Goal of the exercise
Take the line containing "Output the Python" as the first line and the line containing "İSG uzmanlarının yeterli" as the last, and output that span verbatim without any images.

Data to process
·····
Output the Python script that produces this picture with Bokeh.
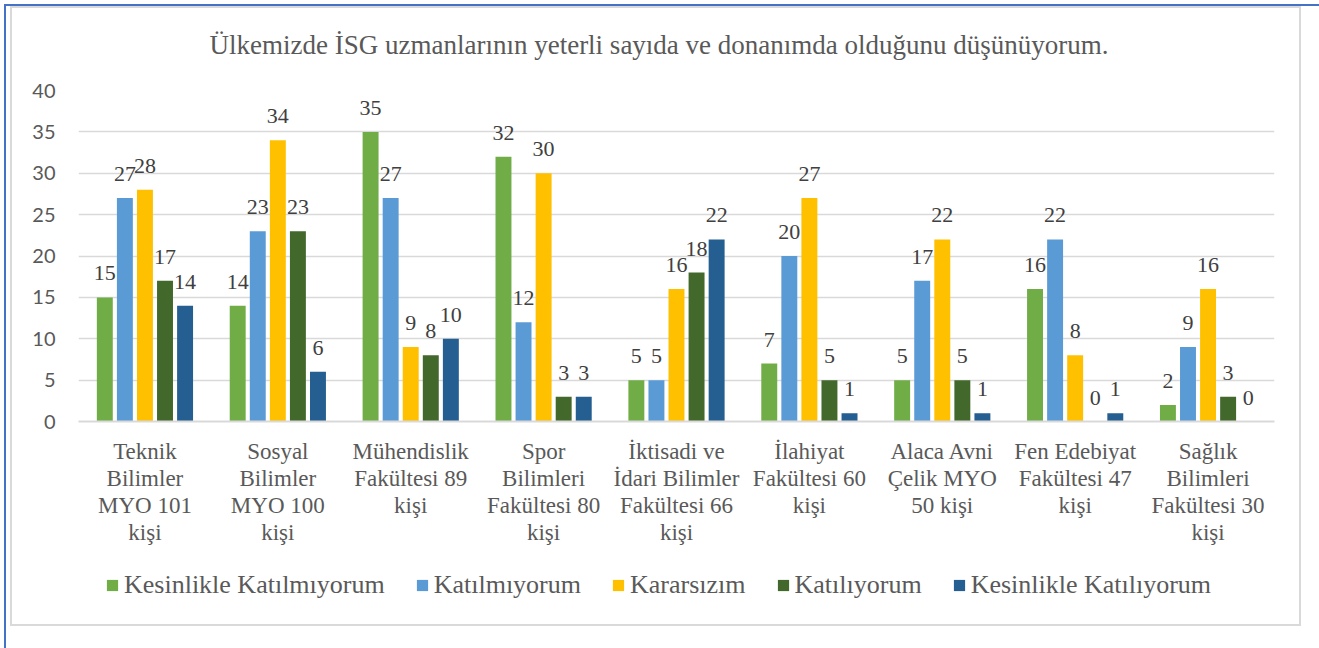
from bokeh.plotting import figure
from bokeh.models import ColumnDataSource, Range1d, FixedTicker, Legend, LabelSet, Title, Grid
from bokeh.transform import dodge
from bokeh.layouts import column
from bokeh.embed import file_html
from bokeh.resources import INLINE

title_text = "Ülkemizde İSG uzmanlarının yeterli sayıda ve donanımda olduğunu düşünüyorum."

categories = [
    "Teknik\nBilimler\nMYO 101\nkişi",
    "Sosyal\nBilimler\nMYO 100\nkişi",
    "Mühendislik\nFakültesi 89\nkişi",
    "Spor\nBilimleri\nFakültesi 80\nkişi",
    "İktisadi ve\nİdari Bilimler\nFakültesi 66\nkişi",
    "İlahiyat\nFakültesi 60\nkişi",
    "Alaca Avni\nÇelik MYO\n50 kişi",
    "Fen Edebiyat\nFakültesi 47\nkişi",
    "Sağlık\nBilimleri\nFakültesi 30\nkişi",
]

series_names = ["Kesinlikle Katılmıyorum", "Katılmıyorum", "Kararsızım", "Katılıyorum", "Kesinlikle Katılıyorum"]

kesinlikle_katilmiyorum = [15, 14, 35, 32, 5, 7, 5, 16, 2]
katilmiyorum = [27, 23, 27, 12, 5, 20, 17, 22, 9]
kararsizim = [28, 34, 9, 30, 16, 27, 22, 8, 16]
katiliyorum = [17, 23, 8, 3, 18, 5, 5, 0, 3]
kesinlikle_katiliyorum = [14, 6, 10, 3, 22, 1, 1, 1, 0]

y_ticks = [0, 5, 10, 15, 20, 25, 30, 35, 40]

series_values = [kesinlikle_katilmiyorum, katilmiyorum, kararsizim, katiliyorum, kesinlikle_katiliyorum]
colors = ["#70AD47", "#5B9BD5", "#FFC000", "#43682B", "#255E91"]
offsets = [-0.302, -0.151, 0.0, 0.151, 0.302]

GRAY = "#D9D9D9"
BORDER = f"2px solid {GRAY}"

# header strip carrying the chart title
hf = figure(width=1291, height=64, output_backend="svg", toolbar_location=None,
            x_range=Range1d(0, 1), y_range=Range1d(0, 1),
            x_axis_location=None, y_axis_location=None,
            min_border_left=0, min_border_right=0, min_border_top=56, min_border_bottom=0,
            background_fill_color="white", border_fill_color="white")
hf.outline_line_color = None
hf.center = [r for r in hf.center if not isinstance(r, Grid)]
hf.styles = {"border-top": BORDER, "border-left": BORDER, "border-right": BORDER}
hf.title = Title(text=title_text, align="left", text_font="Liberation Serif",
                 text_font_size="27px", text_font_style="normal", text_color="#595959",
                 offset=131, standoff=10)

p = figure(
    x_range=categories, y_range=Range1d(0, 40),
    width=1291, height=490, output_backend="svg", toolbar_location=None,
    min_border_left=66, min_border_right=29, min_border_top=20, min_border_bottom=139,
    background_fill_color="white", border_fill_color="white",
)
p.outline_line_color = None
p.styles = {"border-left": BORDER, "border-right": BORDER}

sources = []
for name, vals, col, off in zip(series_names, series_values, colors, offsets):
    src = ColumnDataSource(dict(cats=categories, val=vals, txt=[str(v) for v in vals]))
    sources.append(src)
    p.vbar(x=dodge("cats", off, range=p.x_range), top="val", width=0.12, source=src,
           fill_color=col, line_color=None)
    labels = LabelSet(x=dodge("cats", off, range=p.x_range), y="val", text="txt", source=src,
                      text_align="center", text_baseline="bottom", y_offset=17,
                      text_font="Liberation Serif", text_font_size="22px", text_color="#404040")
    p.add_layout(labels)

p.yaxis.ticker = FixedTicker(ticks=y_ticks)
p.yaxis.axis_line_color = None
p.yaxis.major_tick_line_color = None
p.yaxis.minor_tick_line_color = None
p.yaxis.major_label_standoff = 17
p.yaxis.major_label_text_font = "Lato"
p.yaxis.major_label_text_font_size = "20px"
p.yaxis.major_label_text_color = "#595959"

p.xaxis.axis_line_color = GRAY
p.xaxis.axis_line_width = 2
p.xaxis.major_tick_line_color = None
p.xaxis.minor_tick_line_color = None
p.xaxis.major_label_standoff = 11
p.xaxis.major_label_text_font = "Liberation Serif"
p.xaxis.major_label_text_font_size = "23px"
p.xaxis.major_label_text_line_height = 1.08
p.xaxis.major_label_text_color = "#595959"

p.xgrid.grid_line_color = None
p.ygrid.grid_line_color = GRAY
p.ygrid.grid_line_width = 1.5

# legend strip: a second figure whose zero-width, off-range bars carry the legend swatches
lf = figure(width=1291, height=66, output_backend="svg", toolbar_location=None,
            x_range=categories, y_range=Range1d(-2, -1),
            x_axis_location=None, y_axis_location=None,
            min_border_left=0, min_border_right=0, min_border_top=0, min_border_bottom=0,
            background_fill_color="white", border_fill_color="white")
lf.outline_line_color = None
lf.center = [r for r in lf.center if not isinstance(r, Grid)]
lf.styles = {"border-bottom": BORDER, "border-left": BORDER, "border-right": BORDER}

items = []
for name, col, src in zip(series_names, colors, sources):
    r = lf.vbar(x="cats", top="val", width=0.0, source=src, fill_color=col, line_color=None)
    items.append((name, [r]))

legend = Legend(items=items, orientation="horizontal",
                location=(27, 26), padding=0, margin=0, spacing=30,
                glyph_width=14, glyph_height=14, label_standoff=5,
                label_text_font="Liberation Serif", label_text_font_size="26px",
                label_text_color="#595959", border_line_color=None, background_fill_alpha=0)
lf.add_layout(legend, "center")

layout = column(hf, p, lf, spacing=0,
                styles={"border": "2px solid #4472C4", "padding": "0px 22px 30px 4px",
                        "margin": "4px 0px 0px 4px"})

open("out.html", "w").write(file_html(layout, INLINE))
·····
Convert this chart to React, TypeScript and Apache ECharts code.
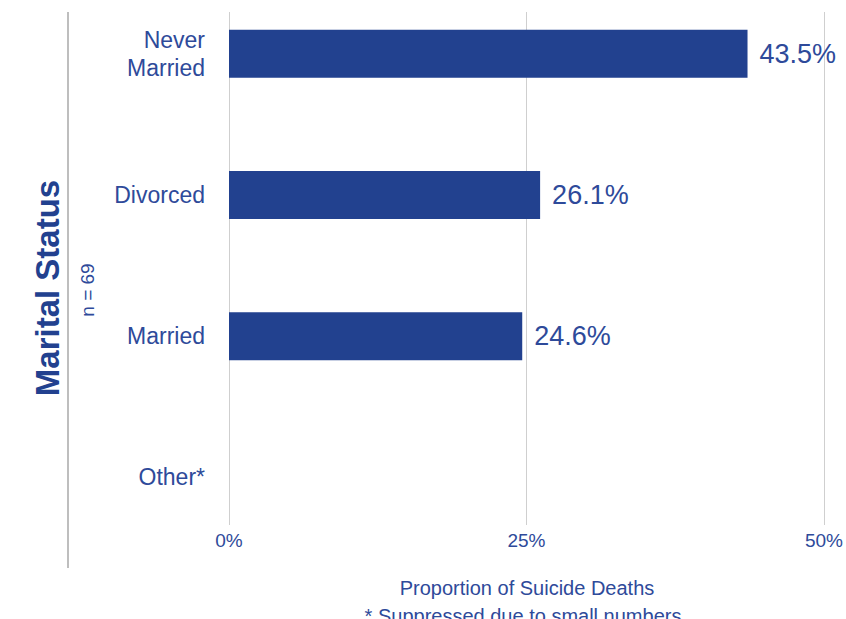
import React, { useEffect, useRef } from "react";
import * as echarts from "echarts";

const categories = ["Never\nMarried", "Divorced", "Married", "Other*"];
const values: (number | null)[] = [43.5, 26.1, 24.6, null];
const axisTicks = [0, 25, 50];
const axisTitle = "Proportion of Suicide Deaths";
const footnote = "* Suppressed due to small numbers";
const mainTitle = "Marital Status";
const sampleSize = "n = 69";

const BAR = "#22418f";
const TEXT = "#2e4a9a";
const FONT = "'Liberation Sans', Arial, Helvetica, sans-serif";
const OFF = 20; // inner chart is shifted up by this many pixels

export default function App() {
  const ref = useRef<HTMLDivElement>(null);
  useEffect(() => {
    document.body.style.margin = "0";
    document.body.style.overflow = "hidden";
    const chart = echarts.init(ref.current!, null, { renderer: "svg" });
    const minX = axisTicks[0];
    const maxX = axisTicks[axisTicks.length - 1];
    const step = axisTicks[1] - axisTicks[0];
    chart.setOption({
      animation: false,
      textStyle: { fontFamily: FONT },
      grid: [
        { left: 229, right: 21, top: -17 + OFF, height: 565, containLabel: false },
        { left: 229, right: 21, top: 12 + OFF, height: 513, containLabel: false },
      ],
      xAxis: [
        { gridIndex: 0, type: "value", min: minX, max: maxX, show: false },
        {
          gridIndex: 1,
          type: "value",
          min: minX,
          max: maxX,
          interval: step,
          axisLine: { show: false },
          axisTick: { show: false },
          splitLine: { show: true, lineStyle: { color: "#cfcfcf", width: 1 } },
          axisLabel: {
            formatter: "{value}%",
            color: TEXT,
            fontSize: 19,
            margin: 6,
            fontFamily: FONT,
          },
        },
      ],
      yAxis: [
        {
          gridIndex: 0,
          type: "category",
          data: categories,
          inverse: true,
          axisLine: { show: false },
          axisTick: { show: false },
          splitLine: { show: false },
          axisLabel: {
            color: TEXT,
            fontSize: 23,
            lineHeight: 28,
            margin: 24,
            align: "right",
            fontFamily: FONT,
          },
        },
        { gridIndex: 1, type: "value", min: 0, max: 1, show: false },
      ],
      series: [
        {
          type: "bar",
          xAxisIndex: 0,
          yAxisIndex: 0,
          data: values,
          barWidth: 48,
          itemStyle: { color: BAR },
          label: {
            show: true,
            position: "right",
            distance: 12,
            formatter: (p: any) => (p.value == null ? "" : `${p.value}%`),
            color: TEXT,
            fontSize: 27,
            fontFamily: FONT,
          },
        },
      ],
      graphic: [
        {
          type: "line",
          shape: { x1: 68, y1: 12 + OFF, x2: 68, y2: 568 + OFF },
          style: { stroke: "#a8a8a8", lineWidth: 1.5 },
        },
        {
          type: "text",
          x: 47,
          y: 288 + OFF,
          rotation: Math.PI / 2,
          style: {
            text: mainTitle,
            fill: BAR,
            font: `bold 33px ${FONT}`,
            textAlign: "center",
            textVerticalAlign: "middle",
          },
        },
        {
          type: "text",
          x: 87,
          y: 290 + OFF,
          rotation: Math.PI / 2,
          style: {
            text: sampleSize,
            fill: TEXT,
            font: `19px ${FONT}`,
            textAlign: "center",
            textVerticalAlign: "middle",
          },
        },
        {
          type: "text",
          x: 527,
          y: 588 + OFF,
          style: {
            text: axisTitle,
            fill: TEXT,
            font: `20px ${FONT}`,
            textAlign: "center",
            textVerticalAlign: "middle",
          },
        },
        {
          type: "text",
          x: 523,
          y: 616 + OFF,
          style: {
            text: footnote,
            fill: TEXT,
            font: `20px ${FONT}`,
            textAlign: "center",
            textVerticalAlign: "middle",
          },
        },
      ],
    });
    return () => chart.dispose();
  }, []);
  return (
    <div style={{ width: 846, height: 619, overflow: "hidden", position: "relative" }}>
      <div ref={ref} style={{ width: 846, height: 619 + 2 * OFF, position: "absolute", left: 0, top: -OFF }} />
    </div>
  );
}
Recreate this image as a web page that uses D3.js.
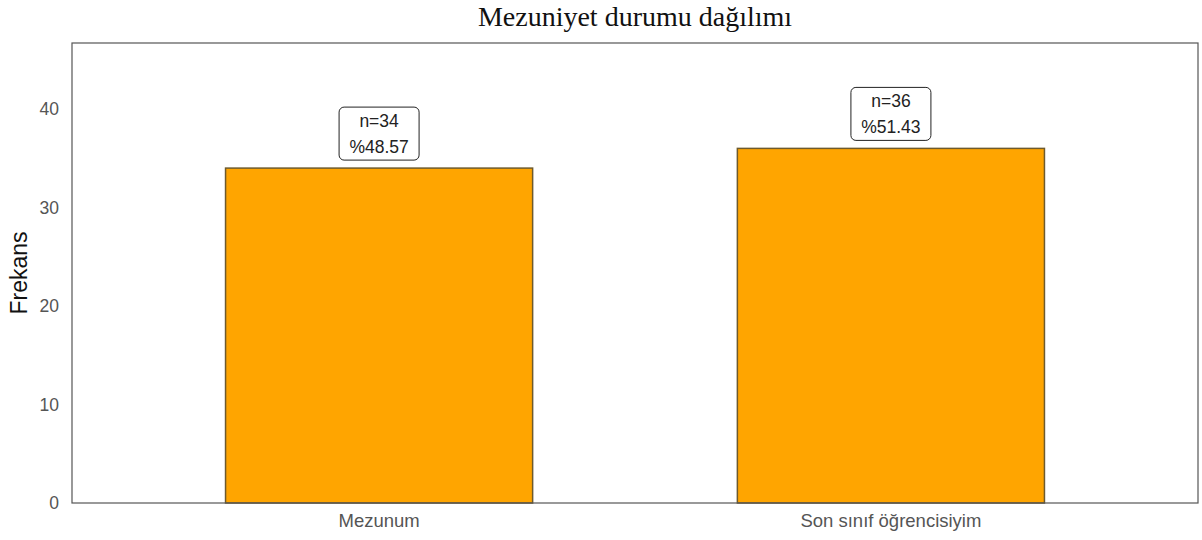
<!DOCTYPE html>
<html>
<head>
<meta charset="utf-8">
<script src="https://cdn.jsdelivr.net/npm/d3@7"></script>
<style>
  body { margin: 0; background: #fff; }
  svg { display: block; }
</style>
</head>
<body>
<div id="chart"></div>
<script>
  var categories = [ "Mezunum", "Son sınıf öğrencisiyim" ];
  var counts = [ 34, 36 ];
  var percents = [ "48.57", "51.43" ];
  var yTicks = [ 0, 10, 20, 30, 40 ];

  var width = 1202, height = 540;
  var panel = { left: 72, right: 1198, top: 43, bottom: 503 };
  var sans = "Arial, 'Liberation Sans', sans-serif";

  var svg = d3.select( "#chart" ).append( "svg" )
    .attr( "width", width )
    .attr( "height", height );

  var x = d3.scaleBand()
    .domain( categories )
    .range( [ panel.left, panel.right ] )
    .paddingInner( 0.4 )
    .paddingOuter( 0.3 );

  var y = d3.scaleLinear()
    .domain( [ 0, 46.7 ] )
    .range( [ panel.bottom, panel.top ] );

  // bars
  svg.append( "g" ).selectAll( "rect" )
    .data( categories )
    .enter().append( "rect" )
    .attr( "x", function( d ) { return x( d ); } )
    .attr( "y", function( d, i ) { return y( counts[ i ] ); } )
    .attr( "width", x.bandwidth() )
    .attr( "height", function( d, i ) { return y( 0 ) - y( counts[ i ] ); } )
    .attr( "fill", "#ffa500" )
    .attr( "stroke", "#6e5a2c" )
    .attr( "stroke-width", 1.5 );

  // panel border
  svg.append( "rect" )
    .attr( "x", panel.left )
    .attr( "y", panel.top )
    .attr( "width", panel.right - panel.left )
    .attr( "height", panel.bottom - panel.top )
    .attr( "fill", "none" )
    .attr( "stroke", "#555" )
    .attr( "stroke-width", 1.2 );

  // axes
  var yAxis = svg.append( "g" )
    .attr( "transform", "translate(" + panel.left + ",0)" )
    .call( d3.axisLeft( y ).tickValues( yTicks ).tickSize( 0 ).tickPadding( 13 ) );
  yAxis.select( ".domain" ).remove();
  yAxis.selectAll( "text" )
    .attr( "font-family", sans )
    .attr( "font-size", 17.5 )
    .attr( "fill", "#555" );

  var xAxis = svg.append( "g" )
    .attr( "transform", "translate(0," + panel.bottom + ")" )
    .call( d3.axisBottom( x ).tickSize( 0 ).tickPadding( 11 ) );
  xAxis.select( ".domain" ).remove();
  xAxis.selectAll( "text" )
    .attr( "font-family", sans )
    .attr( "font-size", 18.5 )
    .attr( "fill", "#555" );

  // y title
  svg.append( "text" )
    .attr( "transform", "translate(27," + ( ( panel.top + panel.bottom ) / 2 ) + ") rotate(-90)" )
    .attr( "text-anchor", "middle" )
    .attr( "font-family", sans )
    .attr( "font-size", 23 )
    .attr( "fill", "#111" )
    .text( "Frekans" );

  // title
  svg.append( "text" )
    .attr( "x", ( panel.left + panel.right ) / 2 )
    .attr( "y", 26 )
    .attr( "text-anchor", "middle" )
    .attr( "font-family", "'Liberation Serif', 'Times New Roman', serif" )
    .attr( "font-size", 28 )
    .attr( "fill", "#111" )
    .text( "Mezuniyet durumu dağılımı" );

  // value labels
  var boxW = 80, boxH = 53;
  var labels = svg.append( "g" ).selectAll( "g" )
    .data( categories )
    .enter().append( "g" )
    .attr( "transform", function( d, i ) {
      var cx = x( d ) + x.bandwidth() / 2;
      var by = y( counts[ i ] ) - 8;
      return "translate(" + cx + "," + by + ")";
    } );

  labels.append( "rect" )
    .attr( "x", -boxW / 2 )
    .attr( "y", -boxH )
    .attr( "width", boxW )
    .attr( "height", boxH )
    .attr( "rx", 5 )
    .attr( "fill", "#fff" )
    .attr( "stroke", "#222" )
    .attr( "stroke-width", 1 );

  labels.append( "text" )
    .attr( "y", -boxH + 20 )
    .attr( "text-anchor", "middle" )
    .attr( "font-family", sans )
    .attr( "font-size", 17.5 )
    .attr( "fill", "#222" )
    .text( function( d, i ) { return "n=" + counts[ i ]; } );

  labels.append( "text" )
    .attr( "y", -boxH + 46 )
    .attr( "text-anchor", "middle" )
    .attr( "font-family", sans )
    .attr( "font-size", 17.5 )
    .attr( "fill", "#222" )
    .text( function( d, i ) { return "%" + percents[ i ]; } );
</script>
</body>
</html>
·····
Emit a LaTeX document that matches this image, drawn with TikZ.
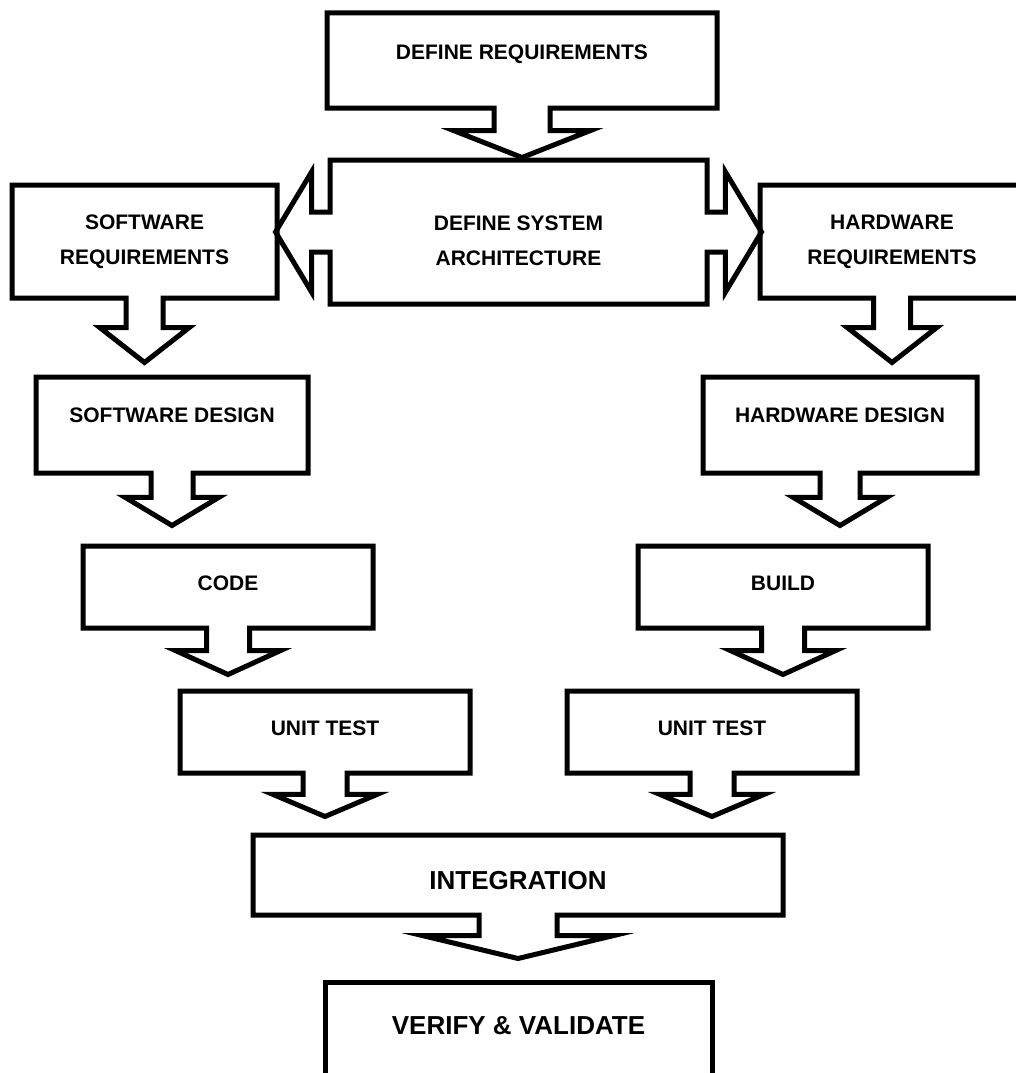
·····
Solution for this problem
Output the Python script that produces this picture with Bokeh.
from bokeh.plotting import figure
from bokeh.models import ColumnDataSource, Range1d, FixedTicker, Legend, LabelSet, Title, Grid
from bokeh.transform import dodge
from bokeh.layouts import column
from bokeh.embed import file_html
from bokeh.resources import INLINE

title_text = "Ülkemizde İSG uzmanlarının yeterli sayıda ve donanımda olduğunu düşünüyorum."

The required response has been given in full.